## PROBLEM REQUIREMENTS:
Pictures excluded, return the lines below from the first through the line holding "const pts = (xs, ys)".

• • •

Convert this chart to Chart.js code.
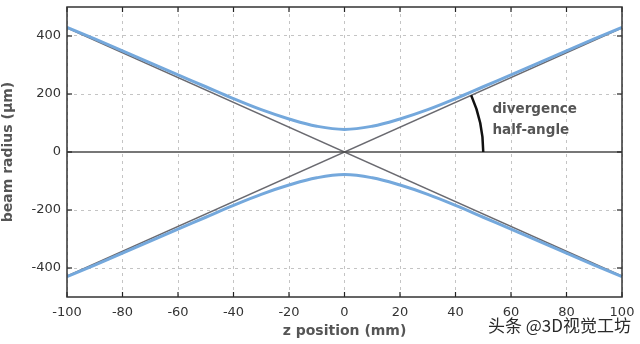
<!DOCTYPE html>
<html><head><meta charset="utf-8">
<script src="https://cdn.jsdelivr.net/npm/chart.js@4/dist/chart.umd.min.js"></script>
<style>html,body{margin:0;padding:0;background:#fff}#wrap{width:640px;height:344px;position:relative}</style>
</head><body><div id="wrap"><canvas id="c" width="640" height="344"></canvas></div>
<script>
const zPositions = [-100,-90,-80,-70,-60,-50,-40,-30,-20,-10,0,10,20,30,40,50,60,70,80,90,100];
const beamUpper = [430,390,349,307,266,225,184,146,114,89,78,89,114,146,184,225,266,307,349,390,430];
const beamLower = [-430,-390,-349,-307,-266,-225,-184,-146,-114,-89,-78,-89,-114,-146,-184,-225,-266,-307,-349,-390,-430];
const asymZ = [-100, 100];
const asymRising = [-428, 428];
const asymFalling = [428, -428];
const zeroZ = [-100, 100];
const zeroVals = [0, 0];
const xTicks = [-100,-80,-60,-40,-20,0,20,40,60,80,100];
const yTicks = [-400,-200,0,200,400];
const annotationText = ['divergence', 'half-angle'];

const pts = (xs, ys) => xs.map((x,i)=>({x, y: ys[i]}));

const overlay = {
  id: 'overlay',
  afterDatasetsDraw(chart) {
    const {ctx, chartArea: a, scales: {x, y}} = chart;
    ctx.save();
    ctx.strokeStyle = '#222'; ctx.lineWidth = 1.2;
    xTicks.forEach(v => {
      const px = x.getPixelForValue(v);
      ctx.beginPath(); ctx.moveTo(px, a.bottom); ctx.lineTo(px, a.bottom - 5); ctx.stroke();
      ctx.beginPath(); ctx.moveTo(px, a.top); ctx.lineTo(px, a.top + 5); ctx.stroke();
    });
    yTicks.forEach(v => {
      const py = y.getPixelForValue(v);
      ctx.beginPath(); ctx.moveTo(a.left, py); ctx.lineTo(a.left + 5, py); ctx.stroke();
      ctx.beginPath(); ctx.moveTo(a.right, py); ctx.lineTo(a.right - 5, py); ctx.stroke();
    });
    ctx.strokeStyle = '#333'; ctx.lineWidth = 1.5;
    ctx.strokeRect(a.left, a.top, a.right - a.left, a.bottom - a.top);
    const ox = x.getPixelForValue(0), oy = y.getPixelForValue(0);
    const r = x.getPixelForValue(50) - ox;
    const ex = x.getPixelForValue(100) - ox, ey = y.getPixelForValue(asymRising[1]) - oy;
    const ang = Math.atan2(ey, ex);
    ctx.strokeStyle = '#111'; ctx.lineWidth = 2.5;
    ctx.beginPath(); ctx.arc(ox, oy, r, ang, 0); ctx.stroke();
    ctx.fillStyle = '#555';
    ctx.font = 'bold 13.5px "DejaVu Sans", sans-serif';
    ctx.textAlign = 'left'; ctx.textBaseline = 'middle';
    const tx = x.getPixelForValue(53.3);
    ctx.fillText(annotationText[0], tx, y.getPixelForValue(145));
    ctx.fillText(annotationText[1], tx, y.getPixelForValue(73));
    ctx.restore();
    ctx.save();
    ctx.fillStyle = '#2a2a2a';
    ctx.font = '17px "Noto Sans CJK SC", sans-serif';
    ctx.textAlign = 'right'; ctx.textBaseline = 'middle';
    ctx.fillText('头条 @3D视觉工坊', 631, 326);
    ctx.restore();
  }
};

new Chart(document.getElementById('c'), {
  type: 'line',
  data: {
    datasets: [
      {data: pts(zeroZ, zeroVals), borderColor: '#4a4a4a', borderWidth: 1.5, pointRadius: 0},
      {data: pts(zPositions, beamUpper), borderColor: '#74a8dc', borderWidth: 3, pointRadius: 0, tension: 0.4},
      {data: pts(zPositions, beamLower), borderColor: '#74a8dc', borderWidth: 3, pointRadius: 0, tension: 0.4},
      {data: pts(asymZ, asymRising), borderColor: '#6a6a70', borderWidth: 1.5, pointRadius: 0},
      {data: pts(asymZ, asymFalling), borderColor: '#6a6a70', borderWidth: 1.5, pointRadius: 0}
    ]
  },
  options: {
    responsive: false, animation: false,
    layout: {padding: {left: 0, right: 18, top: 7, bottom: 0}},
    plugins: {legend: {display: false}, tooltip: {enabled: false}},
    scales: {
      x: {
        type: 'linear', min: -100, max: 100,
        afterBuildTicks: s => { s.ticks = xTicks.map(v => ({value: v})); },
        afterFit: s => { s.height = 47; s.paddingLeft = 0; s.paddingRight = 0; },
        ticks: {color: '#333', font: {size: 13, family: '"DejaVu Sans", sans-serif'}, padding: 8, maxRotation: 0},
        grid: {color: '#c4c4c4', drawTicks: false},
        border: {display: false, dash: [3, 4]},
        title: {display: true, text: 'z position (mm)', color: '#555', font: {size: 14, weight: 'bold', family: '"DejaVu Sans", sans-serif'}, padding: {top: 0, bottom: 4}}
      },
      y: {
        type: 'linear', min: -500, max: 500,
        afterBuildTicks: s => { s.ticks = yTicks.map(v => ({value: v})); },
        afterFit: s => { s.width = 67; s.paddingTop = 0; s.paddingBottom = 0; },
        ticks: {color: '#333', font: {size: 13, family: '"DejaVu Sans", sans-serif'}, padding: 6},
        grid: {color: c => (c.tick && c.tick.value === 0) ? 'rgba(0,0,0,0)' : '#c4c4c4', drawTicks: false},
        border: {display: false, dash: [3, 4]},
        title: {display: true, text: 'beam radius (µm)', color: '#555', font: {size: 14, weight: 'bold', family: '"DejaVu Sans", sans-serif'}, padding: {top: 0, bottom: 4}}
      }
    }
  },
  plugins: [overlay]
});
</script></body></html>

• • •

## WRITTEN RESPONSE:
Convert this chart to Chart.js code.
<!DOCTYPE html>
<html><head><meta charset="utf-8">
<script src="https://cdn.jsdelivr.net/npm/chart.js@4/dist/chart.umd.min.js"></script>
<style>html,body{margin:0;padding:0;background:#fff}#wrap{width:640px;height:344px;position:relative}</style>
</head><body><div id="wrap"><canvas id="c" width="640" height="344"></canvas></div>
<script>
const zPositions = [-100,-90,-80,-70,-60,-50,-40,-30,-20,-10,0,10,20,30,40,50,60,70,80,90,100];
const beamUpper = [430,390,349,307,266,225,184,146,114,89,78,89,114,146,184,225,266,307,349,390,430];
const beamLower = [-430,-390,-349,-307,-266,-225,-184,-146,-114,-89,-78,-89,-114,-146,-184,-225,-266,-307,-349,-390,-430];
const asymZ = [-100, 100];
const asymRising = [-428, 428];
const asymFalling = [428, -428];
const zeroZ = [-100, 100];
const zeroVals = [0, 0];
const xTicks = [-100,-80,-60,-40,-20,0,20,40,60,80,100];
const yTicks = [-400,-200,0,200,400];
const annotationText = ['divergence', 'half-angle'];

const pts = (xs, ys) => xs.map((x,i)=>({x, y: ys[i]}));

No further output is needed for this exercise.